--- MATERIAL ---
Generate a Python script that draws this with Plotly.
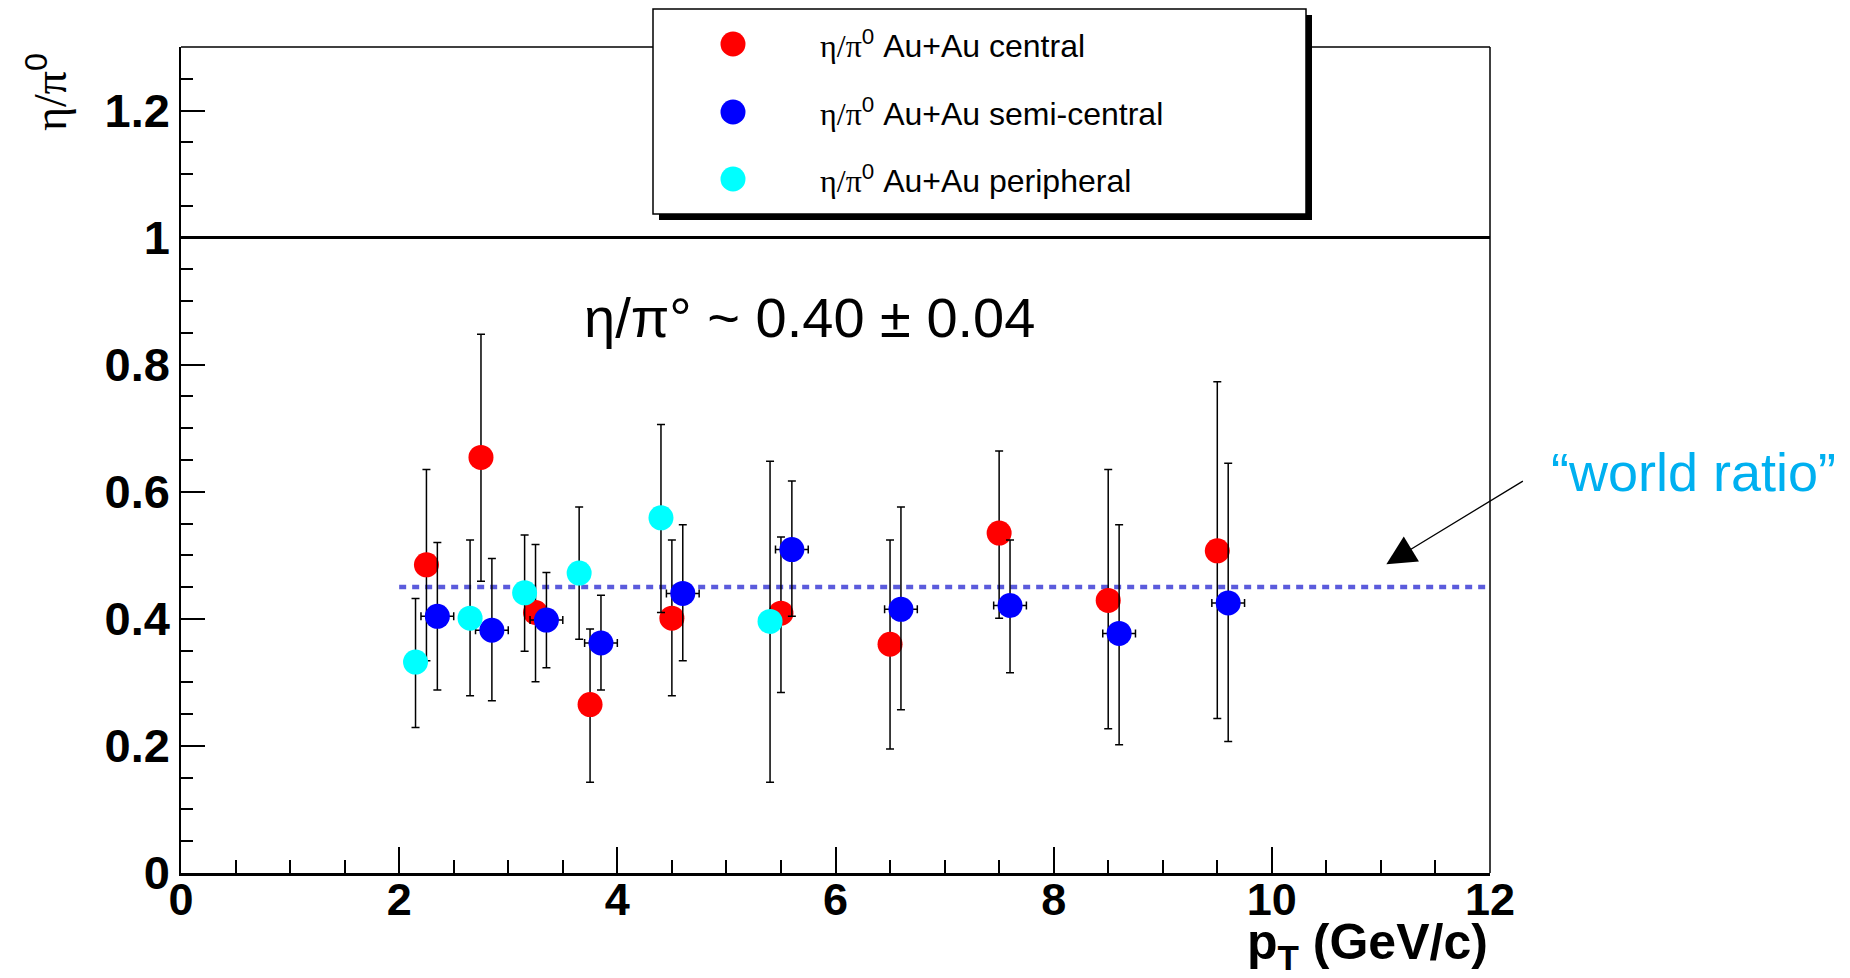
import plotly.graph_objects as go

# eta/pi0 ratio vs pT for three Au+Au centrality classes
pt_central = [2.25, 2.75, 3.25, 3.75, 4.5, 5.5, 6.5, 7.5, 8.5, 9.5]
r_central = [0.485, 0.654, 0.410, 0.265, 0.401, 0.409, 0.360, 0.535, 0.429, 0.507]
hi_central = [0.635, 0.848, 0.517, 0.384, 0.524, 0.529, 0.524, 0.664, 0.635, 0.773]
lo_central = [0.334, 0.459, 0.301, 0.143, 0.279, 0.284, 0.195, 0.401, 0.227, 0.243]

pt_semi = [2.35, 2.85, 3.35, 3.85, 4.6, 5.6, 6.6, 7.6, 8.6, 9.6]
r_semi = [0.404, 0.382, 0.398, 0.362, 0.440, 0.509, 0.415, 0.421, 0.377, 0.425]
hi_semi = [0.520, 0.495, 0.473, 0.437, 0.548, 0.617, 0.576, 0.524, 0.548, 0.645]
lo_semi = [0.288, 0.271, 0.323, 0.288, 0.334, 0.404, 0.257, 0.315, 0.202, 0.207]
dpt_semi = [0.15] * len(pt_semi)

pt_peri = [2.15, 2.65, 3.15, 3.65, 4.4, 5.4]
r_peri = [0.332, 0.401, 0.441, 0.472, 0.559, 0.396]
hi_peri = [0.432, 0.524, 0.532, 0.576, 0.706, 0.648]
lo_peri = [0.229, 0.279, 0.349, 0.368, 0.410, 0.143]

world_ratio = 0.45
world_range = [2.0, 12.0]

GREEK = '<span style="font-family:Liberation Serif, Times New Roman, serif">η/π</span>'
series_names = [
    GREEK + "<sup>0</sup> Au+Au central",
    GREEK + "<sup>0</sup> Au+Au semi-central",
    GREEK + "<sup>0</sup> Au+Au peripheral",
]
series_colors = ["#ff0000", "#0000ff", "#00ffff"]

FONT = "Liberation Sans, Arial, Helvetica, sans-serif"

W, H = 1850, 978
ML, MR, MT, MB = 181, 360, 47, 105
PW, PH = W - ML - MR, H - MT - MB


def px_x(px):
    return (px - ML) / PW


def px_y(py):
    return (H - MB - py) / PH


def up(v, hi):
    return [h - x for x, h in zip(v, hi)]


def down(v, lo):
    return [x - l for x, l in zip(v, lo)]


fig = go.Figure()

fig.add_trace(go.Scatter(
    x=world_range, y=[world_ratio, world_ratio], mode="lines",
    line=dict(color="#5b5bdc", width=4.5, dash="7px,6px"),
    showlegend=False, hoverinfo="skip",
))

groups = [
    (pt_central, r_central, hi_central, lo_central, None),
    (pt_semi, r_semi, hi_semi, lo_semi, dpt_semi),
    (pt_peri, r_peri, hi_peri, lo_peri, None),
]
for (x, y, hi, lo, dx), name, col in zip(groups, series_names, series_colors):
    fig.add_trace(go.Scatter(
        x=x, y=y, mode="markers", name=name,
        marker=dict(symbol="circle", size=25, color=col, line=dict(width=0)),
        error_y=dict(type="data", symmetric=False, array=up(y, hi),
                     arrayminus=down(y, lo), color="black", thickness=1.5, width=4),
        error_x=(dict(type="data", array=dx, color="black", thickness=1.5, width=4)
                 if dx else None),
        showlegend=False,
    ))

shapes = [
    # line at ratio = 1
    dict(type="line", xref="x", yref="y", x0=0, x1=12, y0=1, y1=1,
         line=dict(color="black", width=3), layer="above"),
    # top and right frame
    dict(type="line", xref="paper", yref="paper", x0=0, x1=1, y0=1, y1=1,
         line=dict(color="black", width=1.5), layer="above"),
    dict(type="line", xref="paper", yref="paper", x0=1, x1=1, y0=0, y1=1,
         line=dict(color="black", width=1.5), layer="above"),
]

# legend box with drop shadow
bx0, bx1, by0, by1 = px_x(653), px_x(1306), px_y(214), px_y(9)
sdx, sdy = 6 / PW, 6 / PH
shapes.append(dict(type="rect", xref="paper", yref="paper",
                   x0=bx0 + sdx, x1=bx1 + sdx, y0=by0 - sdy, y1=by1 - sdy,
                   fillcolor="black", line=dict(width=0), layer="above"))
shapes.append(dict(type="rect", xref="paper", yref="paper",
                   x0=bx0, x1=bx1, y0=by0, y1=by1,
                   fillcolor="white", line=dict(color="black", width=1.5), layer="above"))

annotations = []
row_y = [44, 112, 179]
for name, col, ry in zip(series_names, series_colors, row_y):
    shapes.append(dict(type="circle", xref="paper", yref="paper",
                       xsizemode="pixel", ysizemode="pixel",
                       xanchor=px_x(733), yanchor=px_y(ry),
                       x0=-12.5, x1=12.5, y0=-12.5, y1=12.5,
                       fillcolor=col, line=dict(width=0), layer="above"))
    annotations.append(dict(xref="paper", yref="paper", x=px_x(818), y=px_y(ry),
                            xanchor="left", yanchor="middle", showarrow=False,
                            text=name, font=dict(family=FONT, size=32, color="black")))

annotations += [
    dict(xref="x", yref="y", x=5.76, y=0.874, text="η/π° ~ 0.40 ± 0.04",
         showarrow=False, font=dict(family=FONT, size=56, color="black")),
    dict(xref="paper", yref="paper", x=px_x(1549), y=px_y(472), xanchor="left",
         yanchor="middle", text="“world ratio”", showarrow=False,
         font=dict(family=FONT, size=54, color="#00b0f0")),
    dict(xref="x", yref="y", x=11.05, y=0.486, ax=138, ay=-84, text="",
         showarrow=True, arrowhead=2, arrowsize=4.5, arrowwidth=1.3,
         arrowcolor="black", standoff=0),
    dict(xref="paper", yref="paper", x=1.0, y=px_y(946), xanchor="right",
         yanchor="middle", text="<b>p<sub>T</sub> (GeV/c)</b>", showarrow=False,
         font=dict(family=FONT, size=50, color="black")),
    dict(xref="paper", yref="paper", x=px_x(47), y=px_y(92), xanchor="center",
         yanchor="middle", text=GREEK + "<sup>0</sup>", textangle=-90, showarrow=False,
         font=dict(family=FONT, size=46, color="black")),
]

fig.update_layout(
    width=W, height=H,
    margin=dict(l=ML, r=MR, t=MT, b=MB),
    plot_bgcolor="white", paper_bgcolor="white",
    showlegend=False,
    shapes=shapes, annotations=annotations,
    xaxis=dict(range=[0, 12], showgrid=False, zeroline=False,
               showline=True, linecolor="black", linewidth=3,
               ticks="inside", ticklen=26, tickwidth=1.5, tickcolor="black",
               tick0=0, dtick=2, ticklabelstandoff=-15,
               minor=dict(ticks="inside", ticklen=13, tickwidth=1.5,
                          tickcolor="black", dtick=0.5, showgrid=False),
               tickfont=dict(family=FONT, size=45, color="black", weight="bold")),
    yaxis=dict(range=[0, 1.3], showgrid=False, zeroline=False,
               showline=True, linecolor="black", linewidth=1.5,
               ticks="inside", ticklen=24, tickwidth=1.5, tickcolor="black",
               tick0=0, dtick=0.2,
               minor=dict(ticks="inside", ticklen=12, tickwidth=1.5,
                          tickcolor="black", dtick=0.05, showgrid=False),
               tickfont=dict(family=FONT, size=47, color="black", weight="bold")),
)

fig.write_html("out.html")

--- DO THIS ---
Leave every image out, and retype the material exactly.

--- TASK RESULT ---
Generate a Python script that draws this with Plotly.
import plotly.graph_objects as go

# eta/pi0 ratio vs pT for three Au+Au centrality classes
pt_central = [2.25, 2.75, 3.25, 3.75, 4.5, 5.5, 6.5, 7.5, 8.5, 9.5]
r_central = [0.485, 0.654, 0.410, 0.265, 0.401, 0.409, 0.360, 0.535, 0.429, 0.507]
hi_central = [0.635, 0.848, 0.517, 0.384, 0.524, 0.529, 0.524, 0.664, 0.635, 0.773]
lo_central = [0.334, 0.459, 0.301, 0.143, 0.279, 0.284, 0.195, 0.401, 0.227, 0.243]

pt_semi = [2.35, 2.85, 3.35, 3.85, 4.6, 5.6, 6.6, 7.6, 8.6, 9.6]
r_semi = [0.404, 0.382, 0.398, 0.362, 0.440, 0.509, 0.415, 0.421, 0.377, 0.425]
hi_semi = [0.520, 0.495, 0.473, 0.437, 0.548, 0.617, 0.576, 0.524, 0.548, 0.645]
lo_semi = [0.288, 0.271, 0.323, 0.288, 0.334, 0.404, 0.257, 0.315, 0.202, 0.207]
dpt_semi = [0.15] * len(pt_semi)

pt_peri = [2.15, 2.65, 3.15, 3.65, 4.4, 5.4]
r_peri = [0.332, 0.401, 0.441, 0.472, 0.559, 0.396]
hi_peri = [0.432, 0.524, 0.532, 0.576, 0.706, 0.648]
lo_peri = [0.229, 0.279, 0.349, 0.368, 0.410, 0.143]

world_ratio = 0.45
world_range = [2.0, 12.0]

GREEK = '<span style="font-family:Liberation Serif, Times New Roman, serif">η/π</span>'
series_names = [
    GREEK + "<sup>0</sup> Au+Au central",
    GREEK + "<sup>0</sup> Au+Au semi-central",
    GREEK + "<sup>0</sup> Au+Au peripheral",
]
series_colors = ["#ff0000", "#0000ff", "#00ffff"]

FONT = "Liberation Sans, Arial, Helvetica, sans-serif"

W, H = 1850, 978
ML, MR, MT, MB = 181, 360, 47, 105
PW, PH = W - ML - MR, H - MT - MB


def px_x(px):
    return (px - ML) / PW


def px_y(py):
    return (H - MB - py) / PH


def up(v, hi):
    return [h - x for x, h in zip(v, hi)]


def down(v, lo):
    return [x - l for x, l in zip(v, lo)]


fig = go.Figure()

fig.add_trace(go.Scatter(
    x=world_range, y=[world_ratio, world_ratio], mode="lines",
    line=dict(color="#5b5bdc", width=4.5, dash="7px,6px"),
    showlegend=False, hoverinfo="skip",
))

groups = [
    (pt_central, r_central, hi_central, lo_central, None),
    (pt_semi, r_semi, hi_semi, lo_semi, dpt_semi),
    (pt_peri, r_peri, hi_peri, lo_peri, None),
]
for (x, y, hi, lo, dx), name, col in zip(groups, series_names, series_colors):
    fig.add_trace(go.Scatter(
        x=x, y=y, mode="markers", name=name,
        marker=dict(symbol="circle", size=25, color=col, line=dict(width=0)),
        error_y=dict(type="data", symmetric=False, array=up(y, hi),
                     arrayminus=down(y, lo), color="black", thickness=1.5, width=4),
        error_x=(dict(type="data", array=dx, color="black", thickness=1.5, width=4)
                 if dx else None),
        showlegend=False,
    ))

shapes = [
    # line at ratio = 1
    dict(type="line", xref="x", yref="y", x0=0, x1=12, y0=1, y1=1,
         line=dict(color="black", width=3), layer="above"),
    # top and right frame
    dict(type="line", xref="paper", yref="paper", x0=0, x1=1, y0=1, y1=1,
         line=dict(color="black", width=1.5), layer="above"),
    dict(type="line", xref="paper", yref="paper", x0=1, x1=1, y0=0, y1=1,
         line=dict(color="black", width=1.5), layer="above"),
]

# legend box with drop shadow
bx0, bx1, by0, by1 = px_x(653), px_x(1306), px_y(214), px_y(9)
sdx, sdy = 6 / PW, 6 / PH
shapes.append(dict(type="rect", xref="paper", yref="paper",
                   x0=bx0 + sdx, x1=bx1 + sdx, y0=by0 - sdy, y1=by1 - sdy,
                   fillcolor="black", line=dict(width=0), layer="above"))
shapes.append(dict(type="rect", xref="paper", yref="paper",
                   x0=bx0, x1=bx1, y0=by0, y1=by1,
                   fillcolor="white", line=dict(color="black", width=1.5), layer="above"))

annotations = []
row_y = [44, 112, 179]
for name, col, ry in zip(series_names, series_colors, row_y):
    shapes.append(dict(type="circle", xref="paper", yref="paper",
                       xsizemode="pixel", ysizemode="pixel",
                       xanchor=px_x(733), yanchor=px_y(ry),
                       x0=-12.5, x1=12.5, y0=-12.5, y1=12.5,
                       fillcolor=col, line=dict(width=0), layer="above"))
    annotations.append(dict(xref="paper", yref="paper", x=px_x(818), y=px_y(ry),
                            xanchor="left", yanchor="middle", showarrow=False,
                            text=name, font=dict(family=FONT, size=32, color="black")))

annotations += [
    dict(xref="x", yref="y", x=5.76, y=0.874, text="η/π° ~ 0.40 ± 0.04",
         showarrow=False, font=dict(family=FONT, size=56, color="black")),
    dict(xref="paper", yref="paper", x=px_x(1549), y=px_y(472), xanchor="left",
         yanchor="middle", text="“world ratio”", showarrow=False,
         font=dict(family=FONT, size=54, color="#00b0f0")),
    dict(xref="x", yref="y", x=11.05, y=0.486, ax=138, ay=-84, text="",
         showarrow=True, arrowhead=2, arrowsize=4.5, arrowwidth=1.3,
         arrowcolor="black", standoff=0),
    dict(xref="paper", yref="paper", x=1.0, y=px_y(946), xanchor="right",
         yanchor="middle", text="<b>p<sub>T</sub> (GeV/c)</b>", showarrow=False,
         font=dict(family=FONT, size=50, color="black")),
    dict(xref="paper", yref="paper", x=px_x(47), y=px_y(92), xanchor="center",
         yanchor="middle", text=GREEK + "<sup>0</sup>", textangle=-90, showarrow=False,
         font=dict(family=FONT, size=46, color="black")),
]

fig.update_layout(
    width=W, height=H,
    margin=dict(l=ML, r=MR, t=MT, b=MB),
    plot_bgcolor="white", paper_bgcolor="white",
    showlegend=False,
    shapes=shapes, annotations=annotations,
    xaxis=dict(range=[0, 12], showgrid=False, zeroline=False,
               showline=True, linecolor="black", linewidth=3,
               ticks="inside", ticklen=26, tickwidth=1.5, tickcolor="black",
               tick0=0, dtick=2, ticklabelstandoff=-15,
               minor=dict(ticks="inside", ticklen=13, tickwidth=1.5,
                          tickcolor="black", dtick=0.5, showgrid=False),
               tickfont=dict(family=FONT, size=45, color="black", weight="bold")),
    yaxis=dict(range=[0, 1.3], showgrid=False, zeroline=False,
               showline=True, linecolor="black", linewidth=1.5,
               ticks="inside", ticklen=24, tickwidth=1.5, tickcolor="black",
               tick0=0, dtick=0.2,
               minor=dict(ticks="inside", ticklen=12, tickwidth=1.5,
                          tickcolor="black", dtick=0.05, showgrid=False),
               tickfont=dict(family=FONT, size=47, color="black", weight="bold")),
)

fig.write_html("out.html")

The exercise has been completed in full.